Akiba also encouraged the conference to consider the economic benefits of reducing GHG emissions, saying “the rest of the world is going to decarbonize regardless of the rhetoric coming out of Washington, D.C.”
“There are opportunities for economic growth in renewable energy technology, new developments in electrification of transportation [and] alternative transportation. If we let that opportunity go, China is right there.”
Signs of Climate Change in Alaska
Proclaiming that he wanted to get in his “2 cents” as a former politician, panel moderator Norman Rokeberg of the Regulatory Commission of Alaska offered some sobering personal observations of climate change in his state.

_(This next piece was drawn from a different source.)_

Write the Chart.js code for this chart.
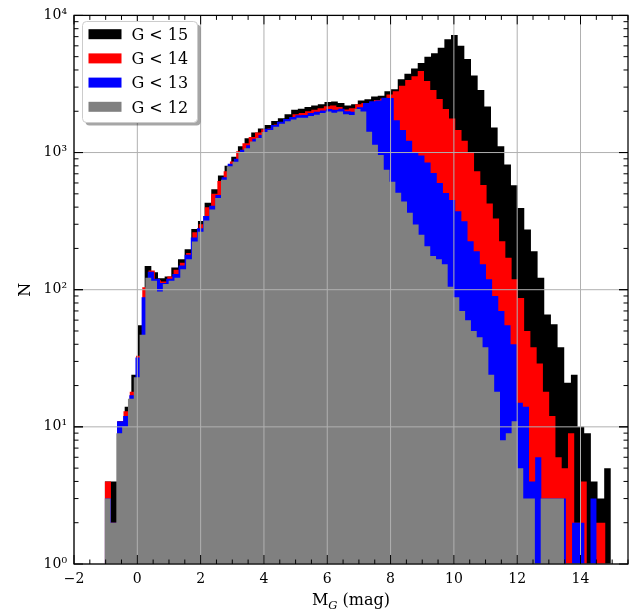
<!DOCTYPE html>
<html lang="en">
<head>
    <meta charset="UTF-8">
    <title>Histogram of M_G</title>
    <script src="https://cdn.jsdelivr.net/npm/chart.js"></script>
    <style>
        body { margin: 0; padding: 0; background: #fff; }
        #grafico { display: block; }
    </style>
</head>
<body>
    <canvas id="grafico" width="643" height="613"></canvas>

    <script>
        // every subset uses 80 bins from the brightest star to its own faintest one
        const nBins = 80;
        const binLo = -1.03;
        const binHiG15 = 15.8;
        const binHiG14 = 14.79;
        const binHiG13 = 14.51;
        const binHiG12 = 13.66;

        const countsG15 = [4, 4, 11, 14, 24, 55, 149, 134, 121, 125,
            145, 167, 197, 277, 317, 430, 540, 680, 800, 930,
            1110, 1270, 1400, 1500, 1590, 1700, 1780, 1900, 2050, 2084,
            2150, 2200, 2250, 2340, 2360, 2300, 2200, 2250, 2400, 2450,
            2560, 2600, 2800, 2900, 3420, 3750, 4100, 4500, 5000, 5300,
            5800, 6700, 7200, 6000, 4800, 3640, 2860, 2170, 1525, 1110,
            817, 578, 395, 275, 191, 122, 66, 56, 38, 21,
            24, 10, 9, 4, 3, 5, 1, 0, 0, 1];
        const countsG14 = [4, 2, 11, 13, 18, 33, 104, 138, 117, 115,
            125, 140, 157, 185, 262, 300, 400, 500, 620, 730,
            860, 1020, 1170, 1300, 1400, 1480, 1500, 1600, 1660, 1760,
            1900, 1940, 2000, 2050, 2100, 2180, 2200, 2150, 2060, 2100,
            2250, 2300, 2300, 2420, 2480, 2650, 2800, 3070, 3380, 3600,
            3940, 3330, 2860, 2460, 2080, 1770, 1460, 1220, 1010, 730,
            580, 425, 330, 226, 171, 119, 87, 50, 38, 29,
            18, 12, 6, 5, 9, 2, 4, 1, 2, 2];
        const countsG13 = [3, 2, 11, 12, 17, 32, 88, 135, 120, 112,
            120, 130, 150, 180, 240, 280, 345, 410, 490, 660,
            830, 900, 1050, 1130, 1260, 1340, 1490, 1590, 1680, 1760,
            1820, 1870, 1880, 1940, 1980, 2030, 2080, 2050, 2090, 2000,
            1980, 2140, 2300, 2370, 2400, 2510, 2500, 1720, 1460, 1220,
            1010, 950, 845, 710, 600, 508, 450, 374, 316, 226,
            191, 153, 119, 90, 70, 55, 40, 15, 14, 4,
            6, 3, 3, 3, 3, 1, 2, 2, 1, 3];
        const countsG12 = [3, 2, 9, 10, 16, 23, 47, 122, 116, 97,
            110, 116, 122, 141, 167, 225, 265, 320, 385, 467,
            633, 795, 858, 1000, 1075, 1205, 1277, 1410, 1460, 1540,
            1620, 1690, 1740, 1790, 1790, 1850, 1890, 1940, 1990, 1950,
            1990, 1900, 1880, 2080, 1990, 1420, 1140, 960, 750, 613,
            510, 440, 364, 299, 252, 207, 176, 167, 153, 105,
            88, 70, 60, 50, 45, 38, 24, 18, 8, 9,
            11, 5, 3, 3, 1, 3, 3, 3, 3, 1];

        const etiquetas = ["G < 15", "G < 14", "G < 13", "G < 12"];
        const colores = ["#000000", "#ff0000", "#0000ff", "#808080"];

        const xTicks = [-2, 0, 2, 4, 6, 8, 10, 12, 14];
        const yTicks = [1, 10, 100, 1000, 10000];
        const supers = ["\u2070", "\u00b9", "\u00b2", "\u00b3", "\u2074"];

        const fuente = "'DejaVu Serif', serif";

        // left bin edges + closing point, drawn as a stepped filled line
        function puntosHist(counts, lo, hi) {
            const w = (hi - lo) / nBins;
            let pts = counts.map((c, i) => ({ x: lo + i * w, y: c }));
            pts.push({ x: hi, y: counts[counts.length - 1] });
            return pts;
        }

        function serie(i, counts, hi) {
            return {
                label: etiquetas[i],
                data: puntosHist(counts, binLo, hi),
                stepped: true,
                fill: "start",
                backgroundColor: colores[i],
                borderColor: colores[i],
                borderWidth: 0,
                pointRadius: 0,
                pointHoverRadius: 0
            };
        }

        // first dataset is painted last, so G<12 goes first
        const datasets = [
            serie(3, countsG12, binHiG12),
            serie(2, countsG13, binHiG13),
            serie(1, countsG14, binHiG14),
            serie(0, countsG15, binHiG15)
        ];

        const marco = {
            id: "marco",
            afterDatasetsDraw(chart) {
                const { ctx, chartArea: a, scales: { x, y } } = chart;
                ctx.save();

                // grid on top of the bars
                ctx.strokeStyle = "#b0b0b0";
                ctx.lineWidth = 1;
                ctx.beginPath();
                xTicks.forEach(v => {
                    const px = x.getPixelForValue(v);
                    ctx.moveTo(px, a.top);
                    ctx.lineTo(px, a.bottom);
                });
                yTicks.forEach(v => {
                    const py = y.getPixelForValue(v);
                    ctx.moveTo(a.left, py);
                    ctx.lineTo(a.right, py);
                });
                ctx.stroke();

                // inward ticks on all four sides
                ctx.strokeStyle = "#000";
                ctx.lineWidth = 1;
                ctx.beginPath();
                for (let v = -2; v <= 15.5; v += 0.5) {
                    const px = x.getPixelForValue(v);
                    const len = xTicks.includes(v) ? 9 : 4.5;
                    ctx.moveTo(px, a.bottom);
                    ctx.lineTo(px, a.bottom - len);
                    ctx.moveTo(px, a.top);
                    ctx.lineTo(px, a.top + len);
                }
                for (let e = 0; e < 4; e++) {
                    for (let m = 1; m <= 10; m++) {
                        const py = y.getPixelForValue(m * Math.pow(10, e));
                        const len = m === 1 || m === 10 ? 9 : 4.5;
                        ctx.moveTo(a.left, py);
                        ctx.lineTo(a.left + len, py);
                        ctx.moveTo(a.right, py);
                        ctx.lineTo(a.right - len, py);
                    }
                }
                ctx.stroke();

                ctx.lineWidth = 1.25;
                ctx.strokeRect(a.left, a.top, a.right - a.left, a.bottom - a.top);
                ctx.restore();
            },
            afterDraw(chart) {
                const { ctx, chartArea: a } = chart;
                ctx.save();

                // legend box with shadow
                const lx = 82.5, ly = 21.5, lw = 115, lh = 101;
                ctx.fillStyle = "rgba(0,0,0,0.35)";
                ctx.beginPath();
                ctx.roundRect(lx + 3, ly + 3, lw, lh, 4);
                ctx.fill();
                ctx.fillStyle = "#fff";
                ctx.strokeStyle = "#cccccc";
                ctx.lineWidth = 1;
                ctx.beginPath();
                ctx.roundRect(lx, ly, lw, lh, 4);
                ctx.fill();
                ctx.stroke();

                ctx.font = "16px " + fuente;
                ctx.textBaseline = "alphabetic";
                ctx.textAlign = "left";
                etiquetas.forEach((t, i) => {
                    const cy = 34.2 + i * 24.2;
                    ctx.fillStyle = colores[i];
                    ctx.fillRect(88.5, cy - 5, 33, 10);
                    ctx.fillStyle = "#000";
                    ctx.fillText(t, 131.5, cy + 5.8);
                });

                // x title: M_G (mag) with italic subscript
                const fMain = "16px " + fuente;
                const fSub = "italic 11.5px " + fuente;
                ctx.font = fMain;
                const wM = ctx.measureText("M").width;
                const wRest = ctx.measureText(" (mag)").width;
                ctx.font = fSub;
                const wG = ctx.measureText("G").width;
                let px = (a.left + a.right) / 2 - (wM + wG + wRest) / 2;
                const base = 605;
                ctx.fillStyle = "#000";
                ctx.font = fMain;
                ctx.fillText("M", px, base);
                px += wM;
                ctx.font = fSub;
                ctx.fillText("G", px, base + 3.5);
                px += wG;
                ctx.font = fMain;
                ctx.fillText(" (mag)", px, base);
                ctx.restore();
            }
        };

        new Chart(document.getElementById("grafico").getContext("2d"), {
            type: "line",
            data: { datasets: datasets },
            options: {
                responsive: false,
                devicePixelRatio: 1,
                animation: false,
                events: [],
                layout: { padding: { left: 0, right: 15, top: 13, bottom: 0 } },
                plugins: { legend: { display: false }, tooltip: { enabled: false } },
                scales: {
                    x: {
                        type: "linear",
                        min: -2,
                        max: 15.5,
                        offset: false,
                        afterBuildTicks: s => { s.ticks = xTicks.map(v => ({ value: v })); },
                        afterFit: s => { s.height = 49; },
                        grid: { display: false, drawTicks: false },
                        border: { display: false },
                        ticks: {
                            autoSkip: false,
                            maxRotation: 0,
                            padding: 7,
                            color: "#000",
                            font: { family: fuente, size: 14 },
                            callback: v => (v < 0 ? "\u2212" + Math.abs(v) : String(v))
                        }
                    },
                    y: {
                        type: "logarithmic",
                        min: 1,
                        max: 10000,
                        afterBuildTicks: s => { s.ticks = yTicks.map(v => ({ value: v })); },
                        afterFit: s => { s.width = 74; },
                        grid: { display: false, drawTicks: false },
                        border: { display: false },
                        title: {
                            display: true,
                            text: "N",
                            color: "#000",
                            font: { family: fuente, size: 16 },
                            padding: { top: 16, bottom: 0 }
                        },
                        ticks: {
                            autoSkip: false,
                            padding: 7,
                            color: "#000",
                            font: { family: fuente, size: 14 },
                            callback: v => "10" + supers[Math.round(Math.log10(v))]
                        }
                    }
                }
            },
            plugins: [marco]
        });
    </script>
</body>
</html>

“Alaska is an oil and gas state. It pays the freight up here,” Rokeberg said. “As a result, it’s been difficult to not favor the use of fossil fuels, particularly natural gas. We have 305 trillion cubic feet of natural gas stranded on our North Slope.”
He turned to his point.
“I do want to take this moment to make clear and declare that climate change and global warming is real, and you see the signs of it everywhere in this state.”
Rokeberg listed the evidence: the recorded warming of the Arctic, which is melting sea ice and increasing acidification of the ocean, affecting Alaska’s fisheries; melting permafrost undermining the foundations of the state’s roadways and infrastructure; and a changing habitat in which more plants and shrubs are growing in Arctic areas.
“I’m a gardener — a green-thumber — and I’ve lived in Alaska all my life,” Rokeberg said. “And in the last 25 years, I’ve seen the growing season extend as much as two to four weeks — that is to say from approximately four months to five months in a short period of time. That’s pretty extraordinary when you think about it.”
Rokeberg then took off his politician’s hat and replaced it with that of a regulator.
“It’s real, but make your own decisions about causation, or things like that,” he said. “We don’t need to get into that — not as regulators.”